There is a difference between making predictions inside the domain and range of values for which we have data and outside that domain and range. Predicting a value outside of the domain and range has its limitations. When our model no longer applies after a certain point, it is sometimes called model breakdown.

model breakdown

Model breakdown occurs at the point when the model no longer applies.

Predicting a cost function for a period of two years may involve examining the data where the input is the time in years and the output is the cost. But if we try to extrapolate a cost when [latex]x=50[/latex], that is in [latex]50[/latex] years, the model would not apply because we could not account for factors fifty years in the future.

When to Use Interpolation and Extrapolation

Interpolation is your go-to method when you have a set of data points and you’re interested in estimating a value that falls within the known range of these points.
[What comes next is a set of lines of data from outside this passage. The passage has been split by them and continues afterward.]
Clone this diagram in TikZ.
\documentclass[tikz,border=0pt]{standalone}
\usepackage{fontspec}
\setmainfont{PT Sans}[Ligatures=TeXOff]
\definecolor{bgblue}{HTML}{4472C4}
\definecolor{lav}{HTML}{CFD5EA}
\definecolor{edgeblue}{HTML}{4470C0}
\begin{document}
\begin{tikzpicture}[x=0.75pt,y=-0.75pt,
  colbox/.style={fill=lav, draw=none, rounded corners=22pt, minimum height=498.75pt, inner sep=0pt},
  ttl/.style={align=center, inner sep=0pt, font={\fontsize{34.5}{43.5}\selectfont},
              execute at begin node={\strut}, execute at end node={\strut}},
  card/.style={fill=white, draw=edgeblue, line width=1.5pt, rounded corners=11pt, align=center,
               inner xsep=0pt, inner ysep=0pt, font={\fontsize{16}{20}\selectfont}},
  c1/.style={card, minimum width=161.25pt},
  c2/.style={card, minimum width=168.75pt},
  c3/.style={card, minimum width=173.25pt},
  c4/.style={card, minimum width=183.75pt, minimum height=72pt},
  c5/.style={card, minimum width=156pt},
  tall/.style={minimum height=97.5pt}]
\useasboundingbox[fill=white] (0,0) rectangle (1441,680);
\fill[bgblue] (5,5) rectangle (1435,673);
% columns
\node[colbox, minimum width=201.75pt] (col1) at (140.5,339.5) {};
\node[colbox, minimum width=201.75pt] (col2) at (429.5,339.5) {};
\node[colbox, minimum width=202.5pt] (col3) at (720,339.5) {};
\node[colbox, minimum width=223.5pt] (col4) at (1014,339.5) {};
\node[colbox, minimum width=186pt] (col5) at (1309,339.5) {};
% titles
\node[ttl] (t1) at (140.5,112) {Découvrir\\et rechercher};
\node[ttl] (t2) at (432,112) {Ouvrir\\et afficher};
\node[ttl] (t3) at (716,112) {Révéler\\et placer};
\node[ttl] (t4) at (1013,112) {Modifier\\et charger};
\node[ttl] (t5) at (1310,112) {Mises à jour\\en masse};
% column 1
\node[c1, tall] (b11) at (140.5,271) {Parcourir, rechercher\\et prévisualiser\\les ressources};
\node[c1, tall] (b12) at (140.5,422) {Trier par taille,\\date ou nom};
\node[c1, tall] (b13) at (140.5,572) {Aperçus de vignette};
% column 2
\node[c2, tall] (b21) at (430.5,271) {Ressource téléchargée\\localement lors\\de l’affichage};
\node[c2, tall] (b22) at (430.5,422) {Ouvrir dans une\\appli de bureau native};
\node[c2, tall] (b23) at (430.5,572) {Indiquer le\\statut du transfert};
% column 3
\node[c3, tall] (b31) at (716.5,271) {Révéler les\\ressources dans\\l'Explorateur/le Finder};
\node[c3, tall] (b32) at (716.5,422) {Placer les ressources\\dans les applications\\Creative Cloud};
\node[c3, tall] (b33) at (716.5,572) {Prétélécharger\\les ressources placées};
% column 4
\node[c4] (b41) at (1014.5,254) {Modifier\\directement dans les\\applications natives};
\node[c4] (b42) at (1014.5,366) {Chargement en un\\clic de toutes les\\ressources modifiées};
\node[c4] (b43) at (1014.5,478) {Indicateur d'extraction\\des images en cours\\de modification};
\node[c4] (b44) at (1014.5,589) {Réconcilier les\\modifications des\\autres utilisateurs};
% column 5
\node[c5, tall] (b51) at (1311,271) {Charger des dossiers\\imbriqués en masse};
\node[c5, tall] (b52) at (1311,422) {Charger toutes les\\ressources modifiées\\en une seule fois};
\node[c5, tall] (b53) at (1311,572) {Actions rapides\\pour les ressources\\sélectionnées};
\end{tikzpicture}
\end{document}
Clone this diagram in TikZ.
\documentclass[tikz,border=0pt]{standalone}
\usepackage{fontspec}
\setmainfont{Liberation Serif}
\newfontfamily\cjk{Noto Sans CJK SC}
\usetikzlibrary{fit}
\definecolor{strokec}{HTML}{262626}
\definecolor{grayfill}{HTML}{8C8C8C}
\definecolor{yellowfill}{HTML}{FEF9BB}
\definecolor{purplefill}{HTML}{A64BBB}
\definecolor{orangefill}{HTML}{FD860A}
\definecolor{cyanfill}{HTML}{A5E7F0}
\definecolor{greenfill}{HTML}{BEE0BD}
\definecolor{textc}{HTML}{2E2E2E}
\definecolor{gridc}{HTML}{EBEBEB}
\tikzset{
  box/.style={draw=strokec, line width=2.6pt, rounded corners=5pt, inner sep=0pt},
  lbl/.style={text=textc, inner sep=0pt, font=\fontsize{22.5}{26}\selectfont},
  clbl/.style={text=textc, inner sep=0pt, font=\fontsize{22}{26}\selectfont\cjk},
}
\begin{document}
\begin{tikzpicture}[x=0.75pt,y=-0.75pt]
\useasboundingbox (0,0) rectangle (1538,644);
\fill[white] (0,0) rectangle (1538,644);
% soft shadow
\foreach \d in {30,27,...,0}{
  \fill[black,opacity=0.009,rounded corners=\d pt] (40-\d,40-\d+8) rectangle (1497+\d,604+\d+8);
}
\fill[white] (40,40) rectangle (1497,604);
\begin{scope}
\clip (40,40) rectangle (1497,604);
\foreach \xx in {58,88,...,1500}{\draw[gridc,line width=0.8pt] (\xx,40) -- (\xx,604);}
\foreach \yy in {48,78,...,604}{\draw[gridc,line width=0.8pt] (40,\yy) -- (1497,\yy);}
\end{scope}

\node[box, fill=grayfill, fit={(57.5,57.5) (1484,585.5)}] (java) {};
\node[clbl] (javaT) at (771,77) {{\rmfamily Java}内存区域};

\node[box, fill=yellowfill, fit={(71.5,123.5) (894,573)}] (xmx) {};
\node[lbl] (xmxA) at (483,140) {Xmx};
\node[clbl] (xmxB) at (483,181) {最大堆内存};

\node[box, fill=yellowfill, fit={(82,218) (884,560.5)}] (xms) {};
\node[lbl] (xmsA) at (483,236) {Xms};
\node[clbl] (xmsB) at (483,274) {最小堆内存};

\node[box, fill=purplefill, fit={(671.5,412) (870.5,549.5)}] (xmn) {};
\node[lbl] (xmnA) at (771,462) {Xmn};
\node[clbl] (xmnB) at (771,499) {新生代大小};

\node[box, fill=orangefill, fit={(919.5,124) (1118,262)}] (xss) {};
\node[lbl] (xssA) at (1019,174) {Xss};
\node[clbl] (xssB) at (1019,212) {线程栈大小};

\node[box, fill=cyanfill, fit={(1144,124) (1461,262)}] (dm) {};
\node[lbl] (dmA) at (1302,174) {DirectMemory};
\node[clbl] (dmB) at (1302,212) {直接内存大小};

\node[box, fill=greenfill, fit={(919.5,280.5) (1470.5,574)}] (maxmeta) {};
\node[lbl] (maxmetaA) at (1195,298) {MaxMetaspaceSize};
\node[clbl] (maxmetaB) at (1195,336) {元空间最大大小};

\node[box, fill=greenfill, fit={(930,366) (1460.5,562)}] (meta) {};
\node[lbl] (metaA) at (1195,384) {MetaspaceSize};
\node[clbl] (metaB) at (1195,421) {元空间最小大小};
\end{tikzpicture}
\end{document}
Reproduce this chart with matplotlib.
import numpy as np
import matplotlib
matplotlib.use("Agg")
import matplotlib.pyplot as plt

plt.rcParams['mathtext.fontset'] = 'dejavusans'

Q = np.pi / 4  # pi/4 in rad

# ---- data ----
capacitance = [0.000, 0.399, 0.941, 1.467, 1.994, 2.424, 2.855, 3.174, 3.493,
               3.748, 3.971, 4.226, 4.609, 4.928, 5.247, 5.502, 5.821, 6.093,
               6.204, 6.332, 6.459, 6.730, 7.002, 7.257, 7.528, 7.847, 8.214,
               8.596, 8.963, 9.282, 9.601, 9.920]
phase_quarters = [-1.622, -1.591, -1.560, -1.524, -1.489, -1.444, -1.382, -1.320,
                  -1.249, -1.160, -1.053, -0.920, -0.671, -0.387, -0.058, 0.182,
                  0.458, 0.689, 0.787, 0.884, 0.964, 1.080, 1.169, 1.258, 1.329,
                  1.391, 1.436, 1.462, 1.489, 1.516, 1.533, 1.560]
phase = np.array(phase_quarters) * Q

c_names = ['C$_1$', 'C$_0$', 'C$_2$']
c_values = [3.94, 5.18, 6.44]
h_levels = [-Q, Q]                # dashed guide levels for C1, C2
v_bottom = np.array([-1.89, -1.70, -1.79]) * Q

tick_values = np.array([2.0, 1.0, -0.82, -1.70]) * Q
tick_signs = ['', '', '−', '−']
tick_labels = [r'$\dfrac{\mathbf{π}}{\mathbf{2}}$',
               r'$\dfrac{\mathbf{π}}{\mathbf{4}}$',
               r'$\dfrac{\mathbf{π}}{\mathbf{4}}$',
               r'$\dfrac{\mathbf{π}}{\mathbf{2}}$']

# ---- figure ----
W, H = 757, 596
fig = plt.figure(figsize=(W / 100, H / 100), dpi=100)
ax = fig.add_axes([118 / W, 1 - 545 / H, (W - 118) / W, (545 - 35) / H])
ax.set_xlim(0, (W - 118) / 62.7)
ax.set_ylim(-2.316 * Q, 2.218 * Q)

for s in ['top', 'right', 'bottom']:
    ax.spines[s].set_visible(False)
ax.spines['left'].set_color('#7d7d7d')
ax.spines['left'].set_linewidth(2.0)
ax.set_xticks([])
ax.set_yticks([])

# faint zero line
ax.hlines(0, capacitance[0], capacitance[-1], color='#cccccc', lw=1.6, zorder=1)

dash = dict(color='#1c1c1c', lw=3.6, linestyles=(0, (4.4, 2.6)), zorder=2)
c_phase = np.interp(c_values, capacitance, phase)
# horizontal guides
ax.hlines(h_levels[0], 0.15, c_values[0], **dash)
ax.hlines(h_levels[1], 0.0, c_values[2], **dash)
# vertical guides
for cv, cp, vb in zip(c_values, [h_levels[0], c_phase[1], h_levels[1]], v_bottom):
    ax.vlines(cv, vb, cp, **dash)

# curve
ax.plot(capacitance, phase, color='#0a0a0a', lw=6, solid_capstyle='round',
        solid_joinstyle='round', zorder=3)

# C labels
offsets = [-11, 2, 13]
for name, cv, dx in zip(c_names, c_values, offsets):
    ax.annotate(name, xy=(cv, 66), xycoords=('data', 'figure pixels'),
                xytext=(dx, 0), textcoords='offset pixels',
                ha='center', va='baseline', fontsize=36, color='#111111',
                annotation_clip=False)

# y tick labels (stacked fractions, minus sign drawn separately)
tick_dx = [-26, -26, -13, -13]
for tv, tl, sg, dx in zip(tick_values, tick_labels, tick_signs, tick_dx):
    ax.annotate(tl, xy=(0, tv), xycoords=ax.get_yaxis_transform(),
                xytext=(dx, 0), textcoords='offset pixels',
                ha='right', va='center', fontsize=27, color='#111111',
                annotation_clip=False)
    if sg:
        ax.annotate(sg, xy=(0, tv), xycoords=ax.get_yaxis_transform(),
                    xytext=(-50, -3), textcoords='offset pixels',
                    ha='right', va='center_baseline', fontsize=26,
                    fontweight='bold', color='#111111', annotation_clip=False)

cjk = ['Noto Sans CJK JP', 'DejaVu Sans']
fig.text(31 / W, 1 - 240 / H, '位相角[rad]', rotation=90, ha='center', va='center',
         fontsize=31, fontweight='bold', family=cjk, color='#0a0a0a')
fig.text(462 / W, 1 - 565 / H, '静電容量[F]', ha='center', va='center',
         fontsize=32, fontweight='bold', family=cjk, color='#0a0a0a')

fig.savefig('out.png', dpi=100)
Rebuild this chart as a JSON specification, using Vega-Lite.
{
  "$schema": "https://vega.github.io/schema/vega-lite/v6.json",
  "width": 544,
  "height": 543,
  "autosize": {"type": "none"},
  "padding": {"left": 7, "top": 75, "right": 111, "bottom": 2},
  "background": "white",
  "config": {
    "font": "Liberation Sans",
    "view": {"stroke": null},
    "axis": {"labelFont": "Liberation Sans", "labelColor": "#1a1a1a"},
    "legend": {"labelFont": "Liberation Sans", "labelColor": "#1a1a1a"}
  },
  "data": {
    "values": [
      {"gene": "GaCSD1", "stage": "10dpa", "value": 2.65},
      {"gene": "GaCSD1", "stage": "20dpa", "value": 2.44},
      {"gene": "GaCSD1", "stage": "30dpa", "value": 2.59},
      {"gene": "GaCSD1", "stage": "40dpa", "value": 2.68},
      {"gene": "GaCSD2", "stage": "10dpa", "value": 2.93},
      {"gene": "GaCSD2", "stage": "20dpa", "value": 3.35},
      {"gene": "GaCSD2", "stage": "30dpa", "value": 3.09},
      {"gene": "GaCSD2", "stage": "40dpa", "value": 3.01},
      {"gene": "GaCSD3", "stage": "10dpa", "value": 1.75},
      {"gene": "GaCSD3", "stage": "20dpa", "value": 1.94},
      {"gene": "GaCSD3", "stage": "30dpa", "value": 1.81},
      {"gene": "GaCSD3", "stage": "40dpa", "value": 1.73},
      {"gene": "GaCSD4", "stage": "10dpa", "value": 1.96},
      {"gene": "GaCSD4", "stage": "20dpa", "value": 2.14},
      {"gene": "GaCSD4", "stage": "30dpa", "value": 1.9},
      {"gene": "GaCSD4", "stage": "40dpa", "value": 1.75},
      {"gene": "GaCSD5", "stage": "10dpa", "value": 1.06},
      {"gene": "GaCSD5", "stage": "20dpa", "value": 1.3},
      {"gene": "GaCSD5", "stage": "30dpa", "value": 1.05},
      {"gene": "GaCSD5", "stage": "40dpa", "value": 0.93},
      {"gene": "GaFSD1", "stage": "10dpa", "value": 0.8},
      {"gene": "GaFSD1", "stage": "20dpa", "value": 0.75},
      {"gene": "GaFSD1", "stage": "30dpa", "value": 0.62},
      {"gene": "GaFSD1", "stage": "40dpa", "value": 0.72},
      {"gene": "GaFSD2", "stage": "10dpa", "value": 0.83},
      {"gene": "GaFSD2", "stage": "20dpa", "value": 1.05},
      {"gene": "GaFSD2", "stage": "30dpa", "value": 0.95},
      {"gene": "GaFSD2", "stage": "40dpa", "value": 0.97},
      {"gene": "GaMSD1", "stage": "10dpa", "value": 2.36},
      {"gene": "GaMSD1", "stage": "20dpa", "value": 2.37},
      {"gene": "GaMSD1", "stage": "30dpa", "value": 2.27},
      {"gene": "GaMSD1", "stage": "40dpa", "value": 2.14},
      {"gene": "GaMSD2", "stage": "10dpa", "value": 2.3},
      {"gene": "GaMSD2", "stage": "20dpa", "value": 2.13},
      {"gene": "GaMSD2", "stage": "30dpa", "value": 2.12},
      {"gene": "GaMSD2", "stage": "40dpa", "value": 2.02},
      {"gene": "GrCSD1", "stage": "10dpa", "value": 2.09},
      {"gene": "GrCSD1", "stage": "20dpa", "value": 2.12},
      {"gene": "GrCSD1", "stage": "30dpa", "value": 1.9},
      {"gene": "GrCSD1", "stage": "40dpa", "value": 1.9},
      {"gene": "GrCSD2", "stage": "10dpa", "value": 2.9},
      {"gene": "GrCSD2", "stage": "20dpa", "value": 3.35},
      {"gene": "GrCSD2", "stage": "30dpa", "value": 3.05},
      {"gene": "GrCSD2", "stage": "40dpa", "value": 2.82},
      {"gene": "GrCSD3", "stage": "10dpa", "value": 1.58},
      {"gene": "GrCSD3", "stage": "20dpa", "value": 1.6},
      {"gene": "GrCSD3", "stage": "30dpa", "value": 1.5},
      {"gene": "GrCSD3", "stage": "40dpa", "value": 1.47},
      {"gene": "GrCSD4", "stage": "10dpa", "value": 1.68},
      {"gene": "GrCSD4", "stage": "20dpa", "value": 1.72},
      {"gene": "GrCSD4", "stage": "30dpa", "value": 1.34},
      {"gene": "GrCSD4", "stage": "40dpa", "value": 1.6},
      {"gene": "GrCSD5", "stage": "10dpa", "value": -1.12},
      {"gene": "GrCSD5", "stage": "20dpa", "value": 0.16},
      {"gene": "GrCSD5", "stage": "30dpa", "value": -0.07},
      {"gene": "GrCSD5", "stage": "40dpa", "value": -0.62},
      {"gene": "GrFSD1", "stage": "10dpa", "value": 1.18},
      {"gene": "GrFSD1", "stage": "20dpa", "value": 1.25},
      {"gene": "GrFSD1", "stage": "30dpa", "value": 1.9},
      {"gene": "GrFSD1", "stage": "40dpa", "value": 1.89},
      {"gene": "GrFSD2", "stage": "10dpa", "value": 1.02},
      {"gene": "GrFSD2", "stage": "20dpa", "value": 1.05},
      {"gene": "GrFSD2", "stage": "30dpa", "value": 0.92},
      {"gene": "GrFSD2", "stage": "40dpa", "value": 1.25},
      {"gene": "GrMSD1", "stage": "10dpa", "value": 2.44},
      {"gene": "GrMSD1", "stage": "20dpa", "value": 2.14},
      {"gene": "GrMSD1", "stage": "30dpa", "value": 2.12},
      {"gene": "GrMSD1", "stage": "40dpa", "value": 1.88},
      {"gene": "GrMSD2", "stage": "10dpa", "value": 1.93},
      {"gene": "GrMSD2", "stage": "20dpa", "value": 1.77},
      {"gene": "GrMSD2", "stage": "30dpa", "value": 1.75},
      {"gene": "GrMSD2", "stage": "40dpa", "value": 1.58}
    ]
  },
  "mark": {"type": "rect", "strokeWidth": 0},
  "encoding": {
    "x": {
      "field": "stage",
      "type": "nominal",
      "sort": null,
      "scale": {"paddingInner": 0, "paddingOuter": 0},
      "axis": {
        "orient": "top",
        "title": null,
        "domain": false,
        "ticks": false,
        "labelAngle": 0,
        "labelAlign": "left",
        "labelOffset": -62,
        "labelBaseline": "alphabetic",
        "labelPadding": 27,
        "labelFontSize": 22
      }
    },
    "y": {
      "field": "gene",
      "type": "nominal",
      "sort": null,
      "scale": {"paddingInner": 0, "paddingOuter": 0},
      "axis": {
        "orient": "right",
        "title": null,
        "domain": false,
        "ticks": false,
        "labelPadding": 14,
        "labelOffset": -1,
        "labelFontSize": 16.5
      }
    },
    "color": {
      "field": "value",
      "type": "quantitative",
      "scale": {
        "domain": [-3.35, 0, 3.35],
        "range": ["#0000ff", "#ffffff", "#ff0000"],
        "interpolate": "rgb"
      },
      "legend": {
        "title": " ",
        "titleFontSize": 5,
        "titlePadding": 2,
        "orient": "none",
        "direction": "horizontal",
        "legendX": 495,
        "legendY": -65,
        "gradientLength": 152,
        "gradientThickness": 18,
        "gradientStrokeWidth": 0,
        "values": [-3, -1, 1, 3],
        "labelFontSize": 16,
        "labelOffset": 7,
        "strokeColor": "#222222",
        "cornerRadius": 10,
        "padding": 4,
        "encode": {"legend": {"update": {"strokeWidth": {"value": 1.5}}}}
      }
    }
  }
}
It’s particularly useful in scenarios where the data follows a consistent pattern or trend.

On the other hand, extrapolation is more suitable for making predictions that extend beyond your existing data set. However, it’s important to note that extrapolation comes with a higher degree of uncertainty and should be used cautiously, especially when the data set is small or the variables involved are subject to rapid change.

Use the information given in the previous example showing the number of cricket chirps in [latex]15[/latex] seconds and the model [latex]T(c) = 1.2c+30[/latex] to answer the following questions:

1. Would predicting the temperature when crickets are chirping [latex]30[/latex] times in [latex]15[/latex] seconds be interpolation or extrapolation? Make the prediction, and discuss whether it is reasonable.
2. Would predicting the number of chirps crickets will make at [latex]40[/latex] degrees be interpolation or extrapolation? Make the prediction, and discuss whether it is reasonable.

Show Answer

1. The number of chirps in the data provided varied from [latex]18.5[/latex] to [latex]44[/latex]. A prediction at [latex]30[/latex] chirps per [latex]15[/latex] seconds is inside the domain of our data, so would be interpolation. Using our model:

   [latex]\begin{array}{lll} T(30) & = 30 + 1.2(30) & \text{(Given)} \\ & = 30 + 36 & \text{(Simplify the multiplication)} \\ & = 66 \text{ degrees} & \text{(Add the numbers)} \\ \end{array}[/latex]

   Based on the data we have, this value seems reasonable.

2. The temperature values varied from [latex]52[/latex] to [latex]80.5[/latex]. Predicting the number of chirps at [latex]40[/latex] degrees is extrapolation because [latex]40[/latex] is outside the range of our data. Using our model:

   [latex]\begin{array}{lll} 40 & = 30 + 1.2c & \text{(Given)} \\ 10 & = 1.2c & \text{(Subtract 30 from both sides)} \\ c & \approx 8.33 & \text{(Divide both sides by 1.2)} \\ \end{array}[/latex]

We can compare the regions of interpolation and extrapolation using the figure given before.

 

Analysis Our model predicts the crickets would chirp [latex]8.33[/latex] times in [latex]15[/latex] seconds. While this might be possible, we have no reason to believe our model is valid outside the domain and range. In fact, generally crickets stop chirping altogether below around [latex]50[/latex] degrees.

Risks and Limitations

Interpolation carries the inherent risk of assuming that the data between known points will follow the same pattern as the data points you have. This can be a reasonable assumption in many scientific and engineering contexts, but it’s not always valid. For example, if you’re interpolating temperature data, a sudden weather event that wasn’t accounted for could make your estimates inaccurate.

Extrapolation poses even greater risks because it assumes that a current trend will continue indefinitely into the future. This is a bold assumption and often not true in real-world scenarios. For instance, if you’re extrapolating sales data for a product, market saturation or the entry of a competitor could drastically alter future sales, making your extrapolation misleading.